> WHAT TO WORK ON:
Leave out the pictures and copy everything else below exactly.

> DATA PROVIDED:

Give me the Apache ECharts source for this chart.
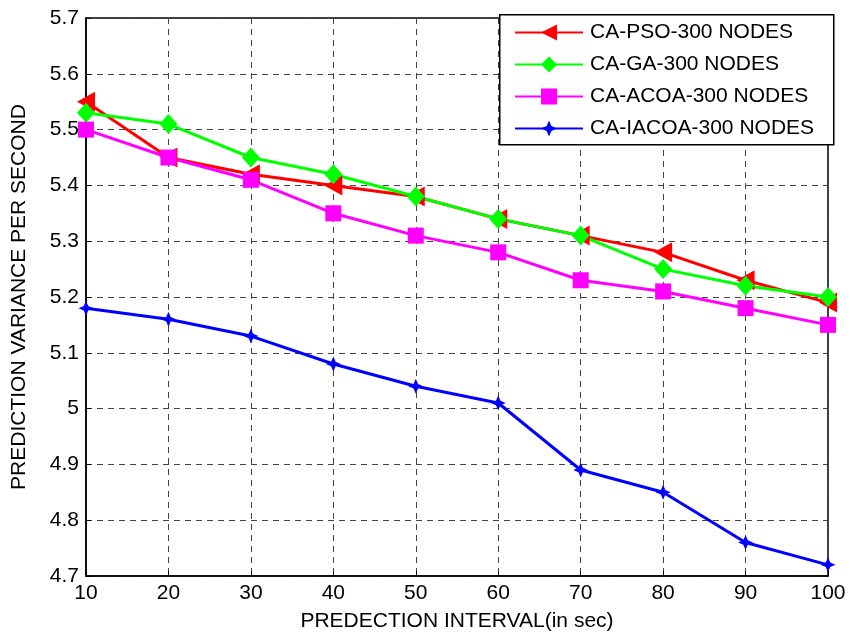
<!DOCTYPE html>
<html>
<head>
<meta charset="utf-8">
<script src="https://cdn.jsdelivr.net/npm/echarts@6/dist/echarts.min.js"></script>
<style>
  html, body { margin: 0; padding: 0; background: #fff; }
  #chart { width: 850px; height: 635px; }
</style>
</head>
<body>
<div id="chart"></div>
<script>
// Prediction interval (seconds)
const intervals = [10, 20, 30, 40, 50, 60, 70, 80, 90, 100];

// Prediction variance per second for each algorithm
const caPso   = [5.55, 5.45, 5.42, 5.40, 5.38, 5.34, 5.31, 5.28, 5.23, 5.19];
const caGa    = [5.53, 5.51, 5.45, 5.42, 5.38, 5.34, 5.31, 5.25, 5.22, 5.20];
const caAcoa  = [5.50, 5.45, 5.41, 5.35, 5.31, 5.28, 5.23, 5.21, 5.18, 5.15];
const caIacoa = [5.18, 5.16, 5.13, 5.08, 5.04, 5.01, 4.89, 4.85, 4.76, 4.72];

const seriesNames = ['CA-PSO-300 NODES', 'CA-GA-300 NODES', 'CA-ACOA-300 NODES', 'CA-IACOA-300 NODES'];

const FONT = 'Liberation Sans, Arial, sans-serif';
const FONT_SIZE = 21;

// left-pointing triangle and a small four-point star
const leftTriangle = 'path://M0,5 L10,0 L10,10 Z';
const star4 = 'path://M5,0 L6.5,3.5 L10,5 L6.5,6.5 L5,10 L3.5,6.5 L0,5 L3.5,3.5 Z';

function pairs(values) {
  return intervals.map((x, i) => [x, values[i]]);
}

function makeSeries(name, values, color, symbol, size) {
  return {
    name: name,
    type: 'line',
    data: pairs(values),
    symbol: symbol,
    symbolSize: size,
    showAllSymbol: true,
    z: 2,
    lineStyle: { color: color, width: 3 },
    itemStyle: { color: color, borderWidth: 0 },
    emphasis: { disabled: true },
    animation: false
  };
}

const chart = echarts.init(document.getElementById('chart'), null, { renderer: 'canvas' });

chart.setOption({
  backgroundColor: '#fff',
  animation: false,
  grid: {
    left: 86, right: 22, top: 18, bottom: 59,
    containLabel: false,
    outerBoundsMode: 'none',
    show: true, borderColor: '#000', borderWidth: 1.5, backgroundColor: 'transparent'
  },
  // legend frame
  graphic: [{
    type: 'rect',
    left: 499, top: 14, z: 10,
    shape: { width: 334, height: 130 },
    style: { fill: '#fff', stroke: '#000', lineWidth: 1.5 }
  }],
  legend: {
    data: seriesNames,
    orient: 'vertical',
    left: 514, top: 22,
    padding: 0,
    z: 20,
    itemWidth: 68, itemHeight: 20, itemGap: 11,
    textStyle: { fontFamily: FONT, fontSize: FONT_SIZE, color: '#000', padding: [0, 0, 0, 2] },
    selectedMode: false
  },
  xAxis: {
    type: 'value',
    min: 10, max: 100, interval: 10,
    name: 'PREDECTION INTERVAL(in sec)',
    nameLocation: 'middle', nameGap: 35,
    nameTextStyle: { fontFamily: FONT, fontSize: FONT_SIZE, color: '#000' },
    axisLine: { show: true, lineStyle: { color: '#000', width: 1.5 } },
    axisTick: { show: true, inside: true, length: 5, lineStyle: { color: '#000' } },
    axisLabel: { fontFamily: FONT, fontSize: FONT_SIZE, color: '#000', margin: 7 },
    splitLine: { show: true, lineStyle: { color: '#444', type: [6, 5], width: 1 } }
  },
  yAxis: {
    type: 'value',
    min: 4.7, max: 5.7, interval: 0.1,
    name: 'PREDICTION VARIANCE PER SECOND',
    nameLocation: 'middle', nameGap: 56,
    nameTextStyle: { fontFamily: FONT, fontSize: FONT_SIZE, color: '#000' },
    axisLine: { show: true, lineStyle: { color: '#000', width: 1.5 } },
    axisTick: { show: true, inside: true, length: 5, lineStyle: { color: '#000' } },
    axisLabel: {
      fontFamily: FONT, fontSize: FONT_SIZE, color: '#000', margin: 7,
      formatter: v => String(Math.round(v * 10) / 10)
    },
    splitLine: { show: true, lineStyle: { color: '#444', type: [6, 5], width: 1 } }
  },
  series: [
    makeSeries(seriesNames[0], caPso, '#ff0000', leftTriangle, [18, 20]),
    makeSeries(seriesNames[1], caGa, '#00ff00', 'diamond', [18, 20]),
    makeSeries(seriesNames[2], caAcoa, '#ff00ff', 'rect', 16),
    makeSeries(seriesNames[3], caIacoa, '#0000ff', star4, 15)
  ]
});
</script>
</body>
</html>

> OUTPUT FOR THIS EXERCISE:
Give me the Apache ECharts source for this chart.
<!DOCTYPE html>
<html>
<head>
<meta charset="utf-8">
<script src="https://cdn.jsdelivr.net/npm/echarts@6/dist/echarts.min.js"></script>
<style>
  html, body { margin: 0; padding: 0; background: #fff; }
  #chart { width: 850px; height: 635px; }
</style>
</head>
<body>
<div id="chart"></div>
<script>
// Prediction interval (seconds)
const intervals = [10, 20, 30, 40, 50, 60, 70, 80, 90, 100];

// Prediction variance per second for each algorithm
const caPso   = [5.55, 5.45, 5.42, 5.40, 5.38, 5.34, 5.31, 5.28, 5.23, 5.19];
const caGa    = [5.53, 5.51, 5.45, 5.42, 5.38, 5.34, 5.31, 5.25, 5.22, 5.20];
const caAcoa  = [5.50, 5.45, 5.41, 5.35, 5.31, 5.28, 5.23, 5.21, 5.18, 5.15];
const caIacoa = [5.18, 5.16, 5.13, 5.08, 5.04, 5.01, 4.89, 4.85, 4.76, 4.72];

const seriesNames = ['CA-PSO-300 NODES', 'CA-GA-300 NODES', 'CA-ACOA-300 NODES', 'CA-IACOA-300 NODES'];

const FONT = 'Liberation Sans, Arial, sans-serif';
const FONT_SIZE = 21;

// left-pointing triangle and a small four-point star
const leftTriangle = 'path://M0,5 L10,0 L10,10 Z';
const star4 = 'path://M5,0 L6.5,3.5 L10,5 L6.5,6.5 L5,10 L3.5,6.5 L0,5 L3.5,3.5 Z';

function pairs(values) {
  return intervals.map((x, i) => [x, values[i]]);
}

function makeSeries(name, values, color, symbol, size) {
  return {
    name: name,
    type: 'line',
    data: pairs(values),
    symbol: symbol,
    symbolSize: size,
    showAllSymbol: true,
    z: 2,
    lineStyle: { color: color, width: 3 },
    itemStyle: { color: color, borderWidth: 0 },
    emphasis: { disabled: true },
    animation: false
  };
}

const chart = echarts.init(document.getElementById('chart'), null, { renderer: 'canvas' });

chart.setOption({
  backgroundColor: '#fff',
  animation: false,
  grid: {
    left: 86, right: 22, top: 18, bottom: 59,
    containLabel: false,
    outerBoundsMode: 'none',
    show: true, borderColor: '#000', borderWidth: 1.5, backgroundColor: 'transparent'
  },
  // legend frame
  graphic: [{
    type: 'rect',
    left: 499, top: 14, z: 10,
    shape: { width: 334, height: 130 },
    style: { fill: '#fff', stroke: '#000', lineWidth: 1.5 }
  }],
  legend: {
    data: seriesNames,
    orient: 'vertical',
    left: 514, top: 22,
    padding: 0,
    z: 20,
    itemWidth: 68, itemHeight: 20, itemGap: 11,
    textStyle: { fontFamily: FONT, fontSize: FONT_SIZE, color: '#000', padding: [0, 0, 0, 2] },
    selectedMode: false
  },
  xAxis: {
    type: 'value',
    min: 10, max: 100, interval: 10,
    name: 'PREDECTION INTERVAL(in sec)',
    nameLocation: 'middle', nameGap: 35,
    nameTextStyle: { fontFamily: FONT, fontSize: FONT_SIZE, color: '#000' },
    axisLine: { show: true, lineStyle: { color: '#000', width: 1.5 } },
    axisTick: { show: true, inside: true, length: 5, lineStyle: { color: '#000' } },
    axisLabel: { fontFamily: FONT, fontSize: FONT_SIZE, color: '#000', margin: 7 },
    splitLine: { show: true, lineStyle: { color: '#444', type: [6, 5], width: 1 } }
  },
  yAxis: {
    type: 'value',
    min: 4.7, max: 5.7, interval: 0.1,
    name: 'PREDICTION VARIANCE PER SECOND',
    nameLocation: 'middle', nameGap: 56,
    nameTextStyle: { fontFamily: FONT, fontSize: FONT_SIZE, color: '#000' },
    axisLine: { show: true, lineStyle: { color: '#000', width: 1.5 } },
    axisTick: { show: true, inside: true, length: 5, lineStyle: { color: '#000' } },
    axisLabel: {
      fontFamily: FONT, fontSize: FONT_SIZE, color: '#000', margin: 7,
      formatter: v => String(Math.round(v * 10) / 10)
    },
    splitLine: { show: true, lineStyle: { color: '#444', type: [6, 5], width: 1 } }
  },
  series: [
    makeSeries(seriesNames[0], caPso, '#ff0000', leftTriangle, [18, 20]),
    makeSeries(seriesNames[1], caGa, '#00ff00', 'diamond', [18, 20]),
    makeSeries(seriesNames[2], caAcoa, '#ff00ff', 'rect', 16),
    makeSeries(seriesNames[3], caIacoa, '#0000ff', star4, 15)
  ]
});
</script>
</body>
</html>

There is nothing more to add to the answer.